On the opposite end of the screwdriver is, ironically, the clutch screw. Behind this, lies the return spring. Note that model 30 and its variants do not have a spring. Before you take the screw out, rotate the lock collar to release the spindle and extend the spring.
Now, carefully use your 8mm slotted screwdriver to remove the clutch screw.
Step 5: Step 2 - Remove the Handle
Step 6: Step 3 - Remove the Sleeve Screw
Step 7: Step 4 - Remove the Sleeve
The short version of this step is to rotate the sleve to the right, then pull down to expose the inner workings. Before you can move the sleeve at all, you will need to press the shifter straight down. You almost need three hands for this. The shifter will need to go under the sleeve when you rotate it.
If you look at the back of the Yankee (opposite the shifter), you will see a tab and a slot. When you rotate the sleeve, that tab will fit into that slot, then you can pull it down. Be careful to hold the Yankee with the shifter-side up, because the shifter will want to fall out when the sleeve comes off.
Step 8: Step 5 - Removing (some Of) the Internals
First to come out will be the shifter. Set it aside.
Next, the pawls, which provide the racheting action will be removed. These may adhere to the other parts by the old grease, so you may need to lift them out with a bent paper clip or something. Remember which way they go back in!
Now you can see what's beneith the pawls: the drive and draw nuts. If you move the spindle up and down, you'll see that these rotate opposite of each other.
Step 9: Step 6 - Cleaning!
To clean the internals that we're not going to take out, apply your cleaner of choice and move the spindle in and out to rotate the nuts. Here you see my Yankee soaking in Simple Green foam. To flush the cleaner out, hold the Yankee at an angle, so that the spindle side is pointing down. Pour a little water over the nuts and move the spindle to rotate them. Repeat as necessary.
The more stubborn grease can be wiped away. I used cotton swabs. A cloth would also be acceptable. Place the swab on the nut and rotate them. Be careful not to let it get pulled in or you'll be picking out cotton before you can move on.

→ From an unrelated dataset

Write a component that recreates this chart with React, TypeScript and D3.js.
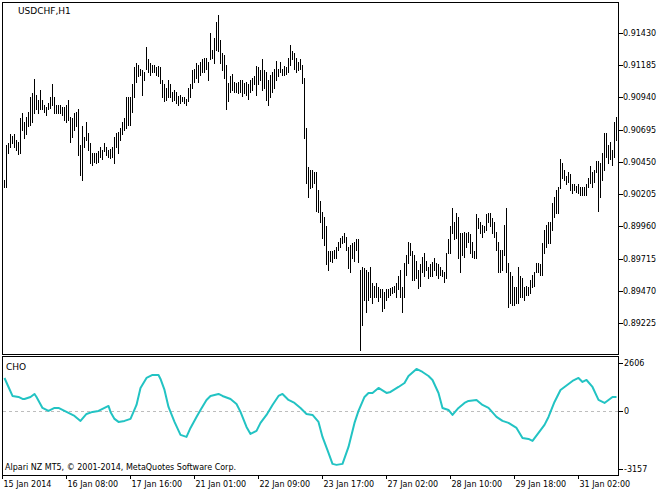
import React from "react";
import * as d3 from "d3";

const symbolTitle = "USDCHF,H1";
const indicatorTitle = "CHO";
const copyright = "Alpari NZ MT5, \u00A9 2001-2014, MetaQuotes Software Corp.";

// hourly bar highs / lows (bar 0 = first visible bar after the 15 Jan 00:00 bar)
const highs = [
  0.9031,0.9058,0.9059,0.9066,0.9065,0.9066,0.9062,0.9060,0.9078,0.9082,
  0.9075,0.9079,0.9083,0.9094,0.9097,0.9108,0.9096,0.9092,0.9100,0.9092,
  0.9088,0.9087,0.9090,0.9094,0.9104,0.9094,0.9088,0.9088,0.9088,0.9087,
  0.9087,0.9088,0.9092,0.9079,0.9078,0.9082,0.9083,0.9085,0.9058,0.9072,
  0.9064,0.9075,0.9067,0.9059,0.9052,0.9052,0.9052,0.9053,0.9056,0.9054,
  0.9059,0.9056,0.9054,0.9055,0.9056,0.9064,0.9067,0.9068,0.9071,0.9075,
  0.9078,0.9094,0.9094,0.9094,0.9104,0.9117,0.9120,0.9119,0.9116,0.9115,
  0.9113,0.9132,0.9123,0.9120,0.9119,0.9119,0.9117,0.9118,0.9117,0.9107,
  0.9104,0.9101,0.9107,0.9104,0.9098,0.9100,0.9098,0.9095,0.9096,0.9094,
  0.9094,0.9093,0.9101,0.9104,0.9115,0.9116,0.9120,0.9119,0.9121,0.9123,
  0.9124,0.9124,0.9121,
  0.9143,0.9130,0.9139,0.9151,0.9157,0.9138,0.9128,0.9126,0.9119,0.9105,
  0.9110,0.9112,0.9106,0.9105,0.9106,0.9107,0.9107,0.9105,0.9106,0.9104,
  0.9107,0.9109,0.9110,0.9118,0.9117,0.9115,0.9123,0.9115,0.9113,0.9107,
  0.9111,0.9113,0.9116,0.9122,0.9116,0.9121,0.9116,0.9118,0.9117,0.9124,
  0.9134,0.9129,0.9128,0.9124,0.9121,0.9123,0.9119,0.9109,0.9071,0.9041,
  0.9039,0.9039,0.9037,0.9037,0.9024,0.9015,0.9007,0.9003,0.8996,0.8977,
  0.8977,0.8977,0.8978,0.8980,0.8984,0.8987,0.8989,0.8991,0.8988,0.8980,
  0.8982,0.8983,0.8984,0.8986,0.8986,0.8963,0.8965,0.8964,0.8963,0.8961,
  0.8965,0.8953,0.8951,0.8953,0.8950,0.8948,0.8948,0.8946,0.8948,0.8948,
  0.8949,0.8950,0.8951,0.8953,0.8958,0.8963,0.8950,0.8968,0.8974,0.8984,
  0.8983,0.8977,0.8974,
  0.8970,0.8963,0.8967,0.8973,0.8976,0.8970,0.8965,0.8967,0.8969,0.8972,
  0.8968,0.8967,0.8965,0.8963,0.8961,0.8976,0.8986,0.8996,0.9010,0.8999,
  0.9006,0.9003,0.8991,0.8991,0.8992,0.8991,0.8992,0.8990,0.8984,0.8977,
  0.9005,0.9002,0.8999,0.8997,0.8996,0.9005,0.9006,0.9006,0.9002,0.8999,
  0.8992,0.8984,0.8978,0.8978,0.8997,0.9010,0.8968,0.8961,0.8958,0.8950,
  0.8950,0.8965,0.8958,0.8957,0.8950,0.8951,0.8950,0.8955,0.8959,0.8961,
  0.8968,0.8968,0.8967,0.8983,0.8993,0.8997,0.8999,0.8999,0.9014,0.9018,
  0.9024,0.9026,0.9047,0.9044,0.9039,0.9034,0.9037,0.9036,0.9028,0.9028,
  0.9027,0.9028,0.9026,0.9026,0.9026,0.9028,0.9033,0.9042,0.9037,0.9039,
  0.9046,0.9046,0.9044,0.9052,0.9067,0.9067,0.9058,0.9060,0.9054,0.9075,
  0.9079,
];

const lows = [
  0.9026,0.9026,0.9052,0.9056,0.9059,0.9056,0.9054,0.9051,0.9052,0.9069,
  0.9063,0.9066,0.9072,0.9073,0.9075,0.9082,0.9085,0.9082,0.9085,0.9085,
  0.9083,0.9081,0.9085,0.9086,0.9088,0.9082,0.9082,0.9082,0.9082,0.9081,
  0.9077,0.9075,0.9077,0.9060,0.9064,0.9069,0.9072,0.9050,0.9035,0.9031,
  0.9056,0.9062,0.9054,0.9044,0.9043,0.9045,0.9044,0.9045,0.9049,0.9047,
  0.9053,0.9050,0.9049,0.9048,0.9049,0.9044,0.9056,0.9052,0.9062,0.9066,
  0.9069,0.9071,0.9073,0.9073,0.9083,0.9094,0.9106,0.9110,0.9111,0.9096,
  0.9107,0.9116,0.9113,0.9111,0.9113,0.9113,0.9111,0.9110,0.9105,0.9094,
  0.9091,0.9092,0.9094,0.9094,0.9091,0.9092,0.9090,0.9088,0.9090,0.9091,
  0.9090,0.9088,0.9091,0.9094,0.9101,0.9106,0.9109,0.9106,0.9111,0.9113,
  0.9113,0.9116,0.9107,
  0.9123,0.9124,0.9120,0.9130,0.9129,0.9120,0.9115,0.9109,0.9085,0.9091,
  0.9098,0.9100,0.9098,0.9098,0.9097,0.9098,0.9095,0.9097,0.9096,0.9093,
  0.9098,0.9100,0.9104,0.9096,0.9104,0.9107,0.9100,0.9101,0.9092,0.9088,
  0.9094,0.9098,0.9101,0.9107,0.9110,0.9113,0.9111,0.9111,0.9112,0.9113,
  0.9119,0.9123,0.9116,0.9113,0.9115,0.9116,0.9105,0.9063,0.9029,0.9018,
  0.9025,0.9026,0.9029,0.9008,0.9007,0.8999,0.8987,0.8982,0.8967,0.8963,
  0.8970,0.8969,0.8972,0.8972,0.8978,0.8980,0.8983,0.8984,0.8978,0.8964,
  0.8961,0.8972,0.8970,0.8978,0.8969,0.8902,0.8921,0.8940,0.8931,0.8940,
  0.8942,0.8938,0.8942,0.8942,0.8939,0.8942,0.8932,0.8934,0.8940,0.8942,
  0.8944,0.8945,0.8946,0.8942,0.8948,0.8942,0.8931,0.8942,0.8959,0.8968,
  0.8974,0.8955,0.8955,
  0.8957,0.8949,0.8951,0.8961,0.8958,0.8963,0.8957,0.8958,0.8958,0.8963,
  0.8959,0.8957,0.8959,0.8958,0.8954,0.8957,0.8976,0.8976,0.8991,0.8986,
  0.8987,0.8972,0.8961,0.8974,0.8973,0.8980,0.8984,0.8976,0.8973,0.8972,
  0.8972,0.8995,0.8991,0.8988,0.8992,0.8993,0.8999,0.8996,0.8991,0.8988,
  0.8978,0.8961,0.8961,0.8963,0.8974,0.8961,0.8935,0.8938,0.8936,0.8936,
  0.8938,0.8938,0.8942,0.8942,0.8940,0.8944,0.8944,0.8945,0.8950,0.8951,
  0.8961,0.8961,0.8959,0.8959,0.8976,0.8980,0.8983,0.8983,0.8993,0.9003,
  0.9006,0.9006,0.9025,0.9033,0.9031,0.9028,0.9030,0.9024,0.9021,0.9024,
  0.9022,0.9021,0.9020,0.9020,0.9020,0.9020,0.9026,0.9029,0.9026,0.9030,
  0.9037,0.9008,0.9018,0.9031,0.9039,0.9049,0.9044,0.9047,0.9043,0.9049,
  0.9062,
];

// Chaikin oscillator, sampled at bar indices
const choIndex = [
  0,2,4,7,9,10,13,15,16,19,22,25,27,29,32,35,38,41,44,47,
  49,52,53,55,57,60,63,66,68,71,74,77,78,80,82,85,88,91,93,96,
  98,101,103,107,109,113,116,118,121,123,126,128,131,134,137,139,142,145,148,151,
  154,157,159,162,164,166,169,172,175,177,180,182,184,187,191,193,197,200,202,206,
  209,212,214,217,219,222,224,227,230,232,236,239,242,246,249,252,256,259,262,264,
  267,270,272,275,278,282,284,287,289,291,294,297,300,302,304,306,
];
const choValue = [
  1792,1300,815,760,652,652,760,923,760,163,0,163,163,54,-109,-272,-543,-163,-54,0,
  109,272,-54,-434,-597,-543,-434,326,1249,1792,1955,1955,1738,1140,217,-597,-1303,-1412,-923,-326,
  54,597,815,923,815,652,380,-54,-869,-1249,-1086,-652,-217,326,815,923,597,434,163,-163,
  -217,-597,-1412,-2281,-2878,-2932,-2878,-1955,-652,0,760,977,977,1249,977,1032,1303,1520,1901,2281,
  2118,1901,1683,977,163,54,-217,163,434,543,597,326,163,-326,-543,-652,-923,-1466,-1520,-1629,
  -1195,-760,-326,489,1140,1466,1629,1792,1575,1683,1303,597,434,597,760,760,
];

const timeTickIndex = [-1, 31, 63, 95, 127, 159, 191, 223, 255, 287];
const timeTickLabels = [
  "15 Jan 2014", "16 Jan 08:00", "17 Jan 16:00", "21 Jan 01:00", "22 Jan 09:00",
  "23 Jan 17:00", "27 Jan 02:00", "28 Jan 10:00", "29 Jan 18:00", "31 Jan 02:00",
];
const priceTicks = [0.9143, 0.91185, 0.9094, 0.90695, 0.9045, 0.90205, 0.8996, 0.89715, 0.8947, 0.89225];
const choTicks = [2606, 0, -3157];

const W = 670;
const H = 495;
const FONT = "'DejaVu Sans', Tahoma, sans-serif";

export default function App() {
  const left = 2, right = 618;
  const mainTop = 2, mainBottom = 354;
  const subTop = 356, subBottom = 475;

  const x = d3.scaleLinear().domain([-1, 306]).range([2, 616]);
  const y = d3.scaleLinear().domain([0.89225, 0.9143]).range([323, 33]);
  const yc = d3.scaleLinear().domain([-3157, 2606]).range([469, 363]);

  const choPts: [number, number][] = choIndex.map((i, k) => [x(i) + 0.5, yc(choValue[k])]);
  const line = d3.line<[number, number]>().x((d) => d[0]).y((d) => d[1]);

  return (
    <svg width={W} height={H} style={{ position: "absolute", left: 0, top: 0, background: "#fff" }}
      fontFamily={FONT}>
      <rect x={0} y={0} width={W} height={H} fill="#fff" />
      {/* bars */}
      <g stroke="#000" strokeWidth={1} shapeRendering="crispEdges">
        {highs.map((h, i) => (
          <line key={i} x1={x(i) + 0.5} x2={x(i) + 0.5} y1={Math.round(y(h))} y2={Math.round(y(lows[i])) + 1} />
        ))}
      </g>
      {/* frames */}
      <rect x={left + 0.5} y={mainTop + 0.5} width={right - left} height={mainBottom - mainTop}
        fill="none" stroke="#000" shapeRendering="crispEdges" />
      <rect x={left + 0.5} y={subTop + 0.5} width={right - left} height={subBottom - subTop}
        fill="none" stroke="#000" shapeRendering="crispEdges" />
      {/* price axis */}
      {priceTicks.map((p) => {
        const py = Math.round(y(p)) + 0.5;
        return (
          <g key={p}>
            <line x1={right + 0.5} x2={right + 4.5} y1={py} y2={py} stroke="#000" shapeRendering="crispEdges" />
            <text x={right + 5} y={py} dy="0.35em" fontSize={8} fill="#000">{p.toFixed(5)}</text>
          </g>
        );
      })}
      {/* indicator */}
      <line x1={left + 1} x2={right} y1={Math.round(yc(0)) + 0.5} y2={Math.round(yc(0)) + 0.5}
        stroke="#bdbdbd" strokeDasharray="3,3" shapeRendering="crispEdges" />
      <path d={line(choPts) || ""} fill="none" stroke="#22C3C3" strokeWidth={2} strokeLinejoin="round" />
      {choTicks.map((v) => {
        const py = Math.round(yc(v)) + 0.5;
        return (
          <g key={v}>
            <line x1={right + 0.5} x2={right + 4.5} y1={py} y2={py} stroke="#000" shapeRendering="crispEdges" />
            <text x={right + 6} y={py} dy="0.35em" fontSize={8} fill="#000">{v}</text>
          </g>
        );
      })}
      {/* time axis */}
      {timeTickIndex.map((i, k) => {
        const tx = Math.round(x(i)) + 0.5;
        return (
          <g key={i}>
            <line x1={tx} x2={tx} y1={subBottom} y2={subBottom + 4} stroke="#000" shapeRendering="crispEdges" />
            <text x={tx + 1} y={487} fontSize={8} fill="#000">{timeTickLabels[k]}</text>
          </g>
        );
      })}
      {/* texts */}
      <text x={18} y={13.5} fontSize={9} fill="#000">{symbolTitle}</text>
      <text x={6} y={369.5} fontSize={9} fill="#000">{indicatorTitle}</text>
      <text x={5} y={470} fontSize={8} fill="#000">{copyright}</text>
    </svg>
  );
}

Use your cleaner on, then wipe the remaining grease off of the pawls and shifter. Some things to note in this picture. First, make sure the copper strip on the bottom of the shifter has a good curve to it, like in the picture, maybe more even. Second, take not of the condition of the pawls. The underside of the thin part (which contacts the draw/drive nuts and provides the rachet) can wear down and become unusable. Because the pawls are the same shape and size, you can do a Scot's Staircase on them. (That is, you can turn them over and they'll work like new. Big note here: If you need to do that, you have to switch them so they go in the correct way! If you don't, your Yankee won't ratchet right and you'll have to re-disassemble it. Look at the picture in step 5b for the correct way.) These pawls are upside-down, but notice the way the thin part shines as if it has an edge. That's the wear.
Step 10: Step 7 - Grease It Back Up
Step 11: Step 8 - Reassembly
Remember to put the pawls in the right way!
Remember that the sleeve has to fit that notch in to go back on correctly.
Put the spring and screws back in and wipe everything off.
Step 12: Optional Step - Painting
Step 13: Step Penultimate - Notes on a Full Tear-down
Here are some notes on a full tear-down, if it were to happen.
After you've removed the handle in step 2, there's a hole where you can access the spindle washer. Remove that and the spindle will come out the top.
With the spindle removed, use a quarter or something to remove the shell screw at the top. When removing this, keep in mind that just below is the lock collar, which houses the two ball bearings that lock the spindle. Set them aisde.
After you remove the sleeve, look at the back of the Yankee and you'll see the three stops. Pry them out somehow, maybe by sticking a screwdriver into the top of the Yankee and pressing down. With these out, the drive and draw nuts will come out. Remember which one is which!
Clean everything and put it back together.